Software Requirements

Before you start to set up the system, make sure you have installed Java 17 or higher on each node in your cluster. Java 8 and Java 11 are not recommended.

Additionally, you need a running ZooKeeper cluster with version 3.6.0 or higher. We do not recommend to use ZooKeeper versions below 3.6.0. For further information how to deploy a distributed ZooKeeper cluster, see Running Replicated ZooKeeper.

If your cluster does not fulfill these software requirements, you will need to install/upgrade them.

JAVA_HOME Configuration

Flink requires the JAVA_HOME environment variable to be set on all nodes and point to the directory of your Java installation.

Fluss Setup

This part will describe how to set up a Fluss cluster consisting of one CoordinatorServer and multiple TabletServers across four machines. Suppose you have four nodes in a 192.168.10/24 subnet with the following IP address assignment:

  • Node0: 192.168.10.100
  • Node1: 192.168.10.101
  • Node2: 192.168.10.102
  • Node3: 192.168.10.103

Node0 will deploy a CoordinatorServer instance. Node1, Node2 and Node3 will deploy one TabletServer instance, respectively.

Preparation

  1. Make sure ZooKeeper has been deployed. We assume that ZooKeeper listens on 192.168.10.199:2181.

  2. Download Fluss

Go to the downloads page and download the latest Fluss release. After downloading the latest release, copy the archive to all the nodes and extract it:

tar -xzf fluss-0.7-SNAPSHOT-bin.tgz
cd fluss-0.7-SNAPSHOT/

Configuring Fluss

After having extracted the archived files, you need to configure Fluss for a distributed deployment. We will use the default config file (conf/server.yaml) to configure Fluss. Adapt the server.yaml on each node as follows.

Node0

server.yaml
# coordinator server
bind.listeners: FLUSS://192.168.10.100:9123

zookeeper.address: 192.168.10.199:2181
zookeeper.path.root: /fluss

remote.data.dir: /tmp/fluss-remote-data

Node1

server.yaml
# tablet server
bind.listeners: FLUSS://192.168.10.101:9123 # alternatively, setting the port to 0 assigns a random port
tablet-server.id: 1

zookeeper.address: 192.168.10.199:2181
zookeeper.path.root: /fluss

remote.data.dir: /tmp/fluss-remote-data

Node2

server.yaml
# tablet server
bind.listeners: FLUSS://192.168.10.102:9123 # alternatively, setting the port to 0 assigns a random port
tablet-server.id: 2

zookeeper.address: 192.168.10.199:2181
zookeeper.path.root: /fluss

remote.data.dir: /tmp/fluss-remote-data

Node3

server.yaml
# tablet server
bind.listeners: FLUSS://192.168.10.103:9123 # alternatively, setting the port to 0 assigns a random port
tablet-server.id: 3

zookeeper.address: 192.168.10.199:2181
zookeeper.path.root: /fluss

remote.data.dir: /tmp/fluss-remote-data
note
  • tablet-server.id is the unique id of the TabletServer.
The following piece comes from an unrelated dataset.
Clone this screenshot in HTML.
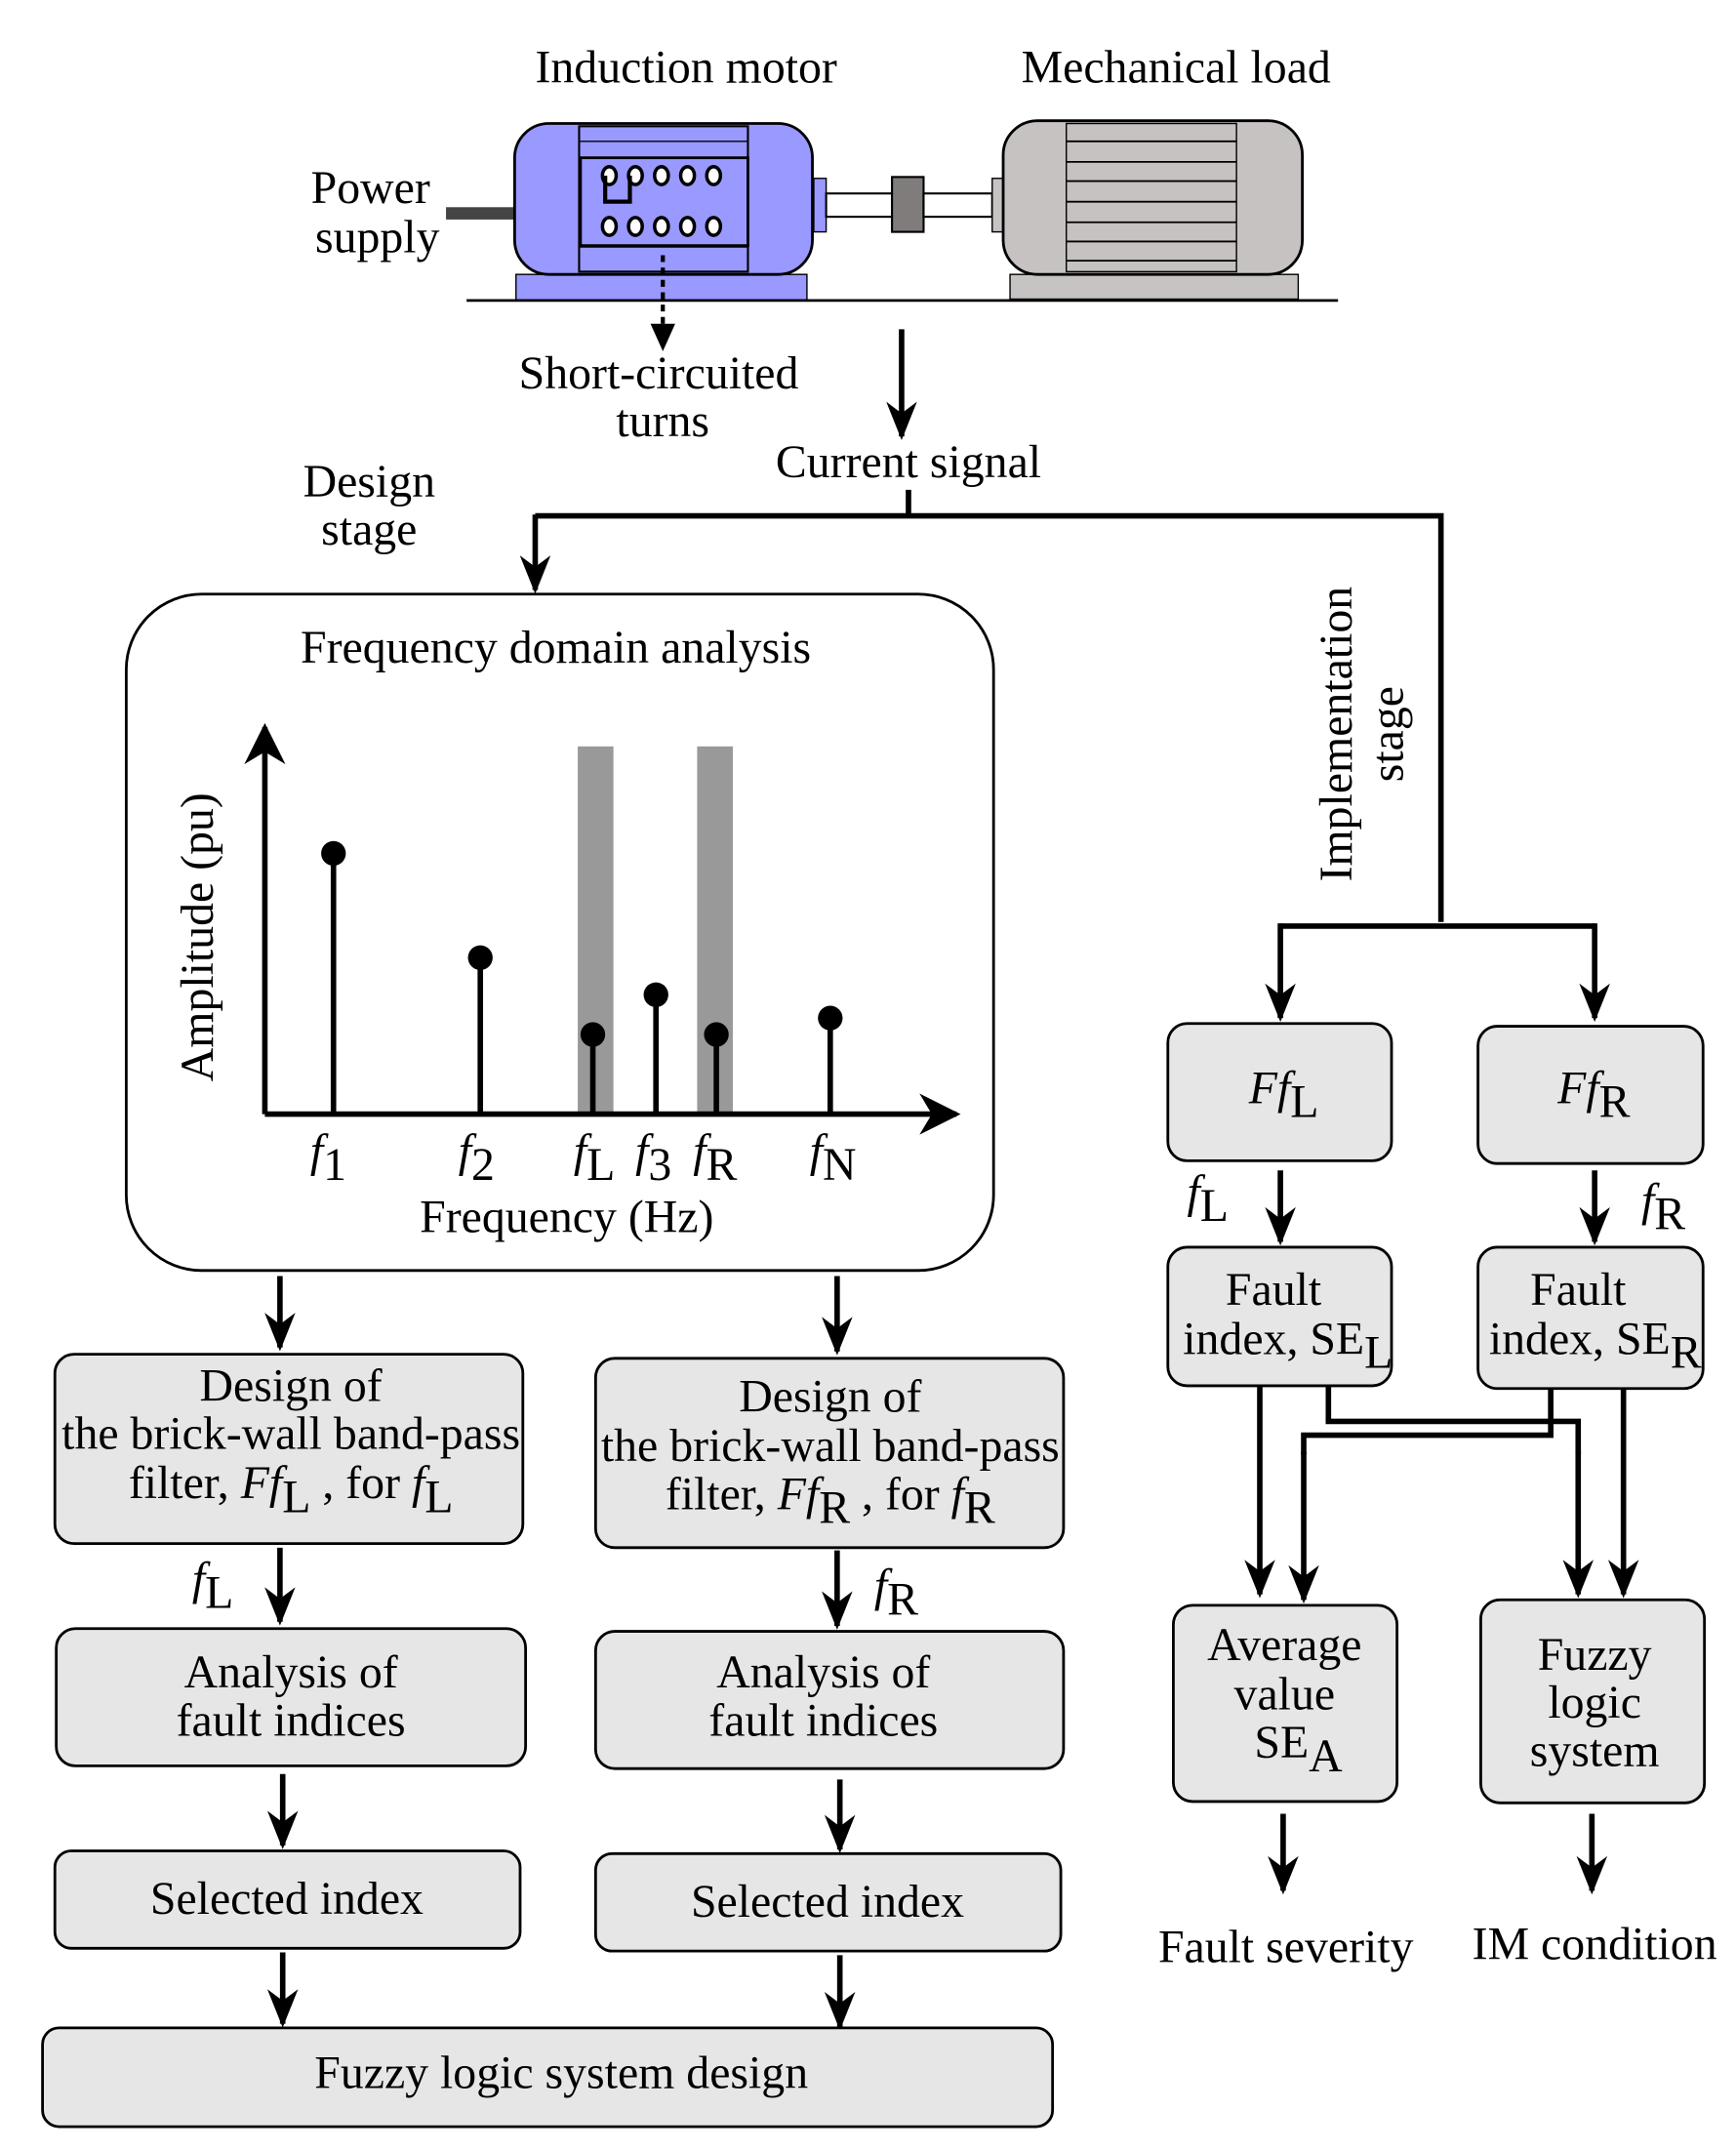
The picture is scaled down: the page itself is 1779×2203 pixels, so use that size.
<!DOCTYPE html>
<html><head><meta charset="utf-8"><style>
html,body{margin:0;padding:0;background:#fff}
svg{display:block}
text{font-family:"Liberation Serif",serif;font-size:34px;fill:#000}
.b{fill:#e6e6e6;stroke:#000;stroke-width:2}
.l{stroke:#000;stroke-width:4;fill:none}
</style></head><body>
<svg width="1779" height="2203" viewBox="0 0 1265 1567" preserveAspectRatio="none" xmlns="http://www.w3.org/2000/svg">
<defs>
<marker id="h" viewBox="0 0 10 10" refX="9" refY="5" markerWidth="30" markerHeight="30" markerUnits="userSpaceOnUse" orient="auto"><path d="M0,0 L10,5 L0,10 L3,5z" fill="#000"/></marker>
<marker id="v" viewBox="0 0 10 10" refX="9" refY="5" markerWidth="28" markerHeight="28" markerUnits="userSpaceOnUse" orient="auto"><path d="M0,1 L10,5 L0,9 L3,5z" fill="#000"/></marker></defs>
<text x="500" y="60" text-anchor="middle">Induction motor</text>
<text x="857" y="60" text-anchor="middle">Mechanical load</text>
<text x="270" y="148" text-anchor="middle">Power</text>
<text x="275" y="184" text-anchor="middle">supply</text>
<rect x="325" y="151" width="52" height="9" fill="#444"/>
<rect x="376" y="200" width="212" height="19" fill="#9999ff" stroke="#000" stroke-width="1"/>
<rect x="375" y="90" width="217" height="110" rx="25" fill="#9999ff" stroke="#000" stroke-width="2"/>
<rect x="422" y="92" width="123" height="106" fill="#9999ff" stroke="#000" stroke-width="1.5"/>
<line x1="422" y1="103" x2="545" y2="103" stroke="#000"/><line x1="422" y1="180" x2="545" y2="180" stroke="#000"/>
<rect x="423" y="115" width="122" height="64" fill="#9999ff" stroke="#000" stroke-width="2"/>
<g fill="#fff" stroke="#000" stroke-width="2.5">
<ellipse cx="444" cy="128" rx="5" ry="6.5"/><ellipse cx="463" cy="128" rx="5" ry="6.5"/><ellipse cx="482" cy="128" rx="5" ry="6.5"/><ellipse cx="501" cy="128" rx="5" ry="6.5"/><ellipse cx="520" cy="128" rx="5" ry="6.5"/>
<ellipse cx="444" cy="165" rx="5" ry="6.5"/><ellipse cx="463" cy="165" rx="5" ry="6.5"/><ellipse cx="482" cy="165" rx="5" ry="6.5"/><ellipse cx="501" cy="165" rx="5" ry="6.5"/><ellipse cx="520" cy="165" rx="5" ry="6.5"/></g>
<path d="M441,128 V147 H459 V128" stroke="#000" stroke-width="3" fill="none"/>
<rect x="593" y="130" width="9" height="39" fill="#9999ff" stroke="#000"/>
<rect x="602" y="141" width="48" height="17" fill="#fff" stroke="#000" stroke-width="1.5"/>
<rect x="650" y="129" width="23" height="40" fill="#807c7c" stroke="#000" stroke-width="1.5"/>
<rect x="673" y="141" width="50" height="17" fill="#fff" stroke="#000" stroke-width="1.5"/>
<rect x="723" y="130" width="9" height="39" fill="#c8c3c3" stroke="#000"/>
<rect x="736" y="200" width="210" height="18" fill="#c8c3c3" stroke="#000" stroke-width="1"/>
<rect x="731" y="88" width="218" height="112" rx="25" fill="#c6c2c2" stroke="#000" stroke-width="2"/>
<rect x="777" y="90" width="124" height="108" fill="#c6c2c2" stroke="#000" stroke-width="1"/>
<g stroke="#000" stroke-width="1.3"><line x1="777" y1="103" x2="901" y2="103"/><line x1="777" y1="118" x2="901" y2="118"/><line x1="777" y1="132" x2="901" y2="132"/><line x1="777" y1="147" x2="901" y2="147"/><line x1="777" y1="162" x2="901" y2="162"/><line x1="777" y1="176" x2="901" y2="176"/><line x1="777" y1="190" x2="901" y2="190"/></g>
<line x1="340" y1="219" x2="975" y2="219" stroke="#000" stroke-width="2"/>
<line x1="483" y1="186" x2="483" y2="240" stroke="#000" stroke-width="3" stroke-dasharray="5,4"/>
<path d="M474,236 L492,236 L483,256z"/>
<text x="480" y="283" text-anchor="middle">Short-circuited</text>
<text x="483" y="318" text-anchor="middle">turns</text>
<line x1="657" y1="240" x2="657" y2="318" class="l" marker-end="url(#v)"/>
<text x="662" y="348" text-anchor="middle">Current signal</text>
<text x="269" y="362" text-anchor="middle">Design</text>
<text x="269" y="397" text-anchor="middle">stage</text>
<path d="M662,357 V376 M390,376 H1050 V672 M933,675 H1162" class="l"/>
<line x1="390" y1="375" x2="390" y2="430" class="l" marker-end="url(#v)"/>
<line x1="933" y1="673" x2="933" y2="742" class="l" marker-end="url(#v)"/>
<line x1="1162" y1="673" x2="1162" y2="742" class="l" marker-end="url(#v)"/>
<text transform="translate(985,535) rotate(-90)" text-anchor="middle">Implementation</text>
<text transform="translate(1022,535) rotate(-90)" text-anchor="middle">stage</text>
<rect x="92" y="433" width="632" height="493" rx="55" fill="#fff" stroke="#000" stroke-width="2"/>
<text x="405" y="483" text-anchor="middle">Frequency domain analysis</text>
<rect x="421" y="544" width="26" height="268" fill="#999"/>
<rect x="508" y="544" width="26" height="268" fill="#999"/>
<line x1="193" y1="812" x2="193" y2="530" class="l" marker-end="url(#h)"/>
<line x1="193" y1="812" x2="697" y2="812" class="l" marker-end="url(#h)"/>
<g stroke="#000" stroke-width="4"><line x1="243" y1="812" x2="243" y2="622"/><line x1="350" y1="812" x2="350" y2="698"/><line x1="432" y1="812" x2="432" y2="754"/><line x1="478" y1="812" x2="478" y2="725"/><line x1="522" y1="812" x2="522" y2="754"/><line x1="605" y1="812" x2="605" y2="742"/></g>
<g><circle cx="243" cy="622" r="9"/><circle cx="350" cy="698" r="9"/><circle cx="432" cy="754" r="9"/><circle cx="478" cy="725" r="9"/><circle cx="522" cy="754" r="9"/><circle cx="605" cy="742" r="9"/></g>
<g font-style="italic"><text x="226" y="850">f<tspan font-style="normal" dy="10">1</tspan></text><text x="334" y="850">f<tspan font-style="normal" dy="10">2</tspan></text><text x="418" y="850">f<tspan font-style="normal" dy="10">L</tspan></text><text x="463" y="850">f<tspan font-style="normal" dy="10">3</tspan></text><text x="505" y="850">f<tspan font-style="normal" dy="10">R</tspan></text><text x="590" y="850">f<tspan font-style="normal" dy="10">N</tspan></text></g>
<text x="413" y="898" text-anchor="middle">Frequency (Hz)</text>
<text transform="translate(155,683) rotate(-90)" text-anchor="middle">Amplitude (pu)</text>
<line x1="204" y1="930" x2="204" y2="982" class="l" marker-end="url(#v)"/>
<line x1="610" y1="930" x2="610" y2="985" class="l" marker-end="url(#v)"/>
<rect class="b" x="40" y="987" width="341" height="138" rx="14"/>
<text x="212" y="1021" text-anchor="middle">Design of</text>
<text x="212" y="1056" text-anchor="middle">the brick-wall band-pass</text>
<text x="212" y="1092" text-anchor="middle">filter, <tspan font-style="italic">Ff</tspan><tspan dy="10">L</tspan><tspan dy="-10"> , for </tspan><tspan font-style="italic">f</tspan><tspan dy="10">L</tspan></text>
<rect class="b" x="434" y="990" width="341" height="138" rx="14"/>
<text x="605" y="1029" text-anchor="middle">Design of</text>
<text x="605" y="1065" text-anchor="middle">the brick-wall band-pass</text>
<text x="605" y="1100" text-anchor="middle">filter, <tspan font-style="italic">Ff</tspan><tspan dy="10">R</tspan><tspan dy="-10"> , for </tspan><tspan font-style="italic">f</tspan><tspan dy="10">R</tspan></text>
<line x1="204" y1="1128" x2="204" y2="1182" class="l" marker-end="url(#v)"/>
<text x="140" y="1162" font-style="italic">f<tspan font-style="normal" dy="10">L</tspan></text>
<line x1="610" y1="1130" x2="610" y2="1185" class="l" marker-end="url(#v)"/>
<text x="637" y="1167" font-style="italic">f<tspan font-style="normal" dy="10">R</tspan></text>
<rect class="b" x="41" y="1187" width="342" height="100" rx="14"/>
<text x="212" y="1230" text-anchor="middle">Analysis of</text><text x="212" y="1265" text-anchor="middle">fault indices</text>
<rect class="b" x="434" y="1189" width="341" height="100" rx="14"/>
<text x="600" y="1230" text-anchor="middle">Analysis of</text><text x="600" y="1265" text-anchor="middle">fault indices</text>
<line x1="206" y1="1293" x2="206" y2="1345" class="l" marker-end="url(#v)"/>
<line x1="612" y1="1297" x2="612" y2="1348" class="l" marker-end="url(#v)"/>
<rect class="b" x="40" y="1349" width="339" height="71" rx="12"/>
<text x="209" y="1395" text-anchor="middle">Selected index</text>
<rect class="b" x="434" y="1351" width="339" height="71" rx="12"/>
<text x="603" y="1397" text-anchor="middle">Selected index</text>
<line x1="206" y1="1423" x2="206" y2="1475" class="l" marker-end="url(#v)"/>
<line x1="612" y1="1425" x2="612" y2="1477" class="l" marker-end="url(#v)"/>
<rect class="b" x="31" y="1478" width="736" height="72" rx="12"/>
<text x="409" y="1522" text-anchor="middle">Fuzzy logic system design</text>
<rect class="b" x="851" y="746" width="163" height="100" rx="14"/>
<text x="910" y="804" font-style="italic">Ff<tspan font-style="normal" dy="10">L</tspan></text>
<rect class="b" x="1077" y="748" width="164" height="100" rx="14"/>
<text x="1135" y="804" font-style="italic">Ff<tspan font-style="normal" dy="10">R</tspan></text>
<line x1="933" y1="853" x2="933" y2="905" class="l" marker-end="url(#v)"/>
<text x="865" y="880" font-style="italic">f<tspan font-style="normal" dy="10">L</tspan></text>
<line x1="1162" y1="853" x2="1162" y2="905" class="l" marker-end="url(#v)"/>
<text x="1196" y="886" font-style="italic">f<tspan font-style="normal" dy="10">R</tspan></text>
<rect class="b" x="851" y="909" width="163" height="101" rx="14"/>
<text x="928" y="951" text-anchor="middle">Fault</text>
<text x="862" y="987">index, SE<tspan dy="10">L</tspan></text>
<rect class="b" x="1077" y="909" width="164" height="103" rx="14"/>
<text x="1150" y="951" text-anchor="middle">Fault</text>
<text x="1085" y="987">index, SE<tspan dy="10">R</tspan></text>
<line x1="918" y1="1010" x2="918" y2="1162" class="l" marker-end="url(#v)"/>
<path d="M968,1010 V1036 H1150 V1060" class="l"/>
<line x1="1150" y1="1058" x2="1150" y2="1162" class="l" marker-end="url(#v)"/>
<path d="M1130,1012 V1046 H950 V1060" class="l"/>
<line x1="950" y1="1058" x2="950" y2="1166" class="l" marker-end="url(#v)"/>
<line x1="1183" y1="1012" x2="1183" y2="1162" class="l" marker-end="url(#v)"/>
<rect class="b" x="855" y="1170" width="163" height="143" rx="14"/>
<text x="936" y="1210" text-anchor="middle">Average</text>
<text x="936" y="1246" text-anchor="middle">value</text>
<text x="914" y="1281">SE<tspan dy="10">A</tspan></text>
<rect class="b" x="1079" y="1166" width="163" height="148" rx="14"/>
<text x="1162" y="1217" text-anchor="middle">Fuzzy</text>
<text x="1162" y="1252" text-anchor="middle">logic</text>
<text x="1162" y="1287" text-anchor="middle">system</text>
<line x1="935" y1="1322" x2="935" y2="1378" class="l" marker-end="url(#v)"/>
<line x1="1160" y1="1322" x2="1160" y2="1378" class="l" marker-end="url(#v)"/>
<text x="937" y="1430" text-anchor="middle">Fault severity</text>
<text x="1162" y="1428" text-anchor="middle">IM condition</text>
</svg>
</body></html>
If you have multiple TabletServers, you should set a different id for each TabletServer.
  • In this example, we only set the mandatory properties. For additional properties, you can refer to Configuration for more details.

Starting Fluss

To deploy a distributed Fluss cluster, you should first start a CoordinatorServer instance on Node0. Then, start a TabletServer instance on Node1, Node2, and Node3, respectively.

CoordinatorServer

On Node0, start a CoordinatorServer as follows.

./bin/coordinator-server.sh start

TabletServer

On Node1, Node2 and Node3, start a TabletServer as follows.

./bin/tablet-server.sh start

After that, you have successfully deployed a distributed Fluss cluster.

Interacting with Fluss

After the Fluss cluster is started, you can use Fluss Client (e.g., Flink SQL Client) to interact with Fluss. The following subsections will show you how to use Flink SQL Client to interact with Fluss.

Using Flink SQL Client to interact with Fluss.

Preparation

You can start a Flink standalone cluster refer to Flink Environment Preparation

Note: Make sure the Fluss connector jar already has copied to the lib directory of your Flink home.

Add catalog

In Flink SQL client, a catalog is created and named by executing the following query:

Flink SQL
CREATE CATALOG fluss_catalog WITH (
'type' = 'fluss',
'bootstrap.servers' = '192.168.10.100:9123'
);

Do more with Fluss

After the catalog is created, you can use Flink SQL Client to do more with Fluss, for example, create a table, insert data, query data, etc. More details please refer to Flink Getting Started.